As I’ve said many times over the years here in the Christmas radio threads, several factors figure into any radio station’s decision to switch to all Christmas. First and foremost, the switch is about ratings. Heck, anything a commercial radio station does is about ratings.
If a station has been struggling in their market ratings, Christmas music may be a way of salvaging a bad year. They have nothing to loose. Often these stations reemerge after the season with a new format.
From the other angle, a successful station may hesitate to join the all Christmas ranks for the opposite reason. They simply don’t want to break a successful format that has kept them at the top in ratings. All Christmas is a gamble. Let’s face it, not everyone is like us when it comes to all Christmas. You only have to click the links in the previous posts here to read debates from non Christmas forums about Christmas music.
Then there are few stations with a proven track record that have also managed to do well switching to all Christmas during the season. WODS in Boston, Massachusetts comes to mind. These stations have built a strong reputation with Christmas music through the years and count on their listeners to stay with them during the switch and afterward.
The switch to all Christmas is always a hot topic. Pressures and statistics within local markets determine when and if your favorite station will make the switch. Every year someone here at MMC and other Merry Network forums loudly complains that the station from last year didn’t go all Christmas this year. Some of the more savvy stations will put up a poll to gauge the minds of their listeners. Many will also host online Christmas music for the same reason. Some will go online only.
Simply put, switching to all Christmas just isn’t something that just happens. The timing of the switch and the logistics thereof is something that is studied from year to year in use for planning for the future. In fact, radio ratings and consulting companies offer seminars and packages to help stations decide.

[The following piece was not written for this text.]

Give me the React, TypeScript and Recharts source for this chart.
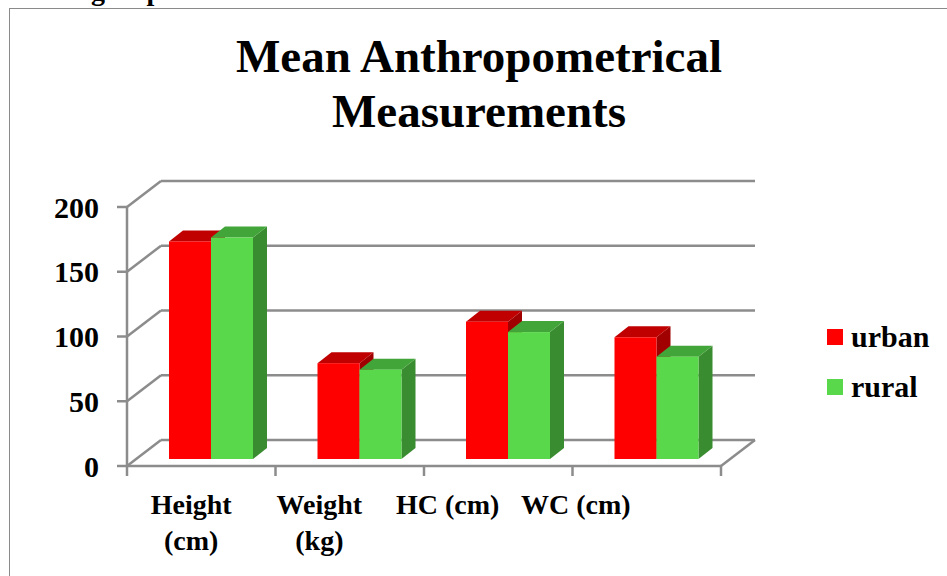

Here’s one inside look at the radio industry’s take on holiday music.
From From Wikipedia
Nielsen Broadcast Data Systems (BDS), is a service that tracks monitored radio, television and internet airplay of songs based on the number of spins and detections.
From BDSradio’s website
BDSradio Reveals Holiday Music Secrets
Wednesday, October 12, 2011 2:00 PM - 3:00 PM CDT
Join us on Wednesday October 12 at 2pm CT for “BDSradio Reveals Holiday Music Secrets.”
As the calendar turns to Fall, programmers are gearing up to unleash the full power of their Holiday music catalog to produce another winning winter book. But before you make that hot chocolate and comb through your library, attend BDSradio Reveals Holiday Music Secrets. Andrew Forsyth examines trends from previous seasons to see how top stations manage their holiday rotations to generate big ratings. With tools found exclusively in BDSradio, Forsyth analyzes shifts to holiday music, the most popular titles, stations’ library size and more.
What totally amazes me about this whole deal is that we are only talking about the same top 100 Christmas tunes (another studied and rendered bland subject) across the board. Stations that make the switch will only stick to what has been systematically ingrained into our minds as the comfort songs of Christmas. In fact, most stations will buy a nationally produced package making it possible for someone in California to listen to the exact same thing that is playing in New York. The only thing different is local breaks for commercials, etc. The best of these packages is Randy Sherwyn’s “Christmas Across The Lands”. Randy conducts and produces artist interviews and researches Christmas trivia to include in his broadcast. He’s not afraid to step outside the top 100 either!
I’m not knocking the commercial thing. Hey, it works! Even I get a sense of “It’s Christmas” the rare times I tune in during the season to a commercial radio station. The rest of the world has caught up! I’m just saying that there is just so much more Christmas music that doesn’t get its due. Why would anyone want to listen to a radio station play the same tunes contained on about five CDs in their collection? The greatest interest for me is the logistics, not listening. (Can’t ya tell?)
That’s why I always search out seasonal programming from non commercial sources like public radio and localized internet radio/podcasts. There is where one may get a glimpse of Christmas on a more local level. From chorale music to regional released Christmas music, these stations will blow all the “Official Holiday/Christmas” stations out of the water.
To illustrate this, what would your Christmas be without the Merry Podcast & Merry Christmas Radio? We have our own little corner of the Christmas music/content world of which few others even know! And all with our own flavor driven by membership! That’s a large part of the Sounds of Christmas for me!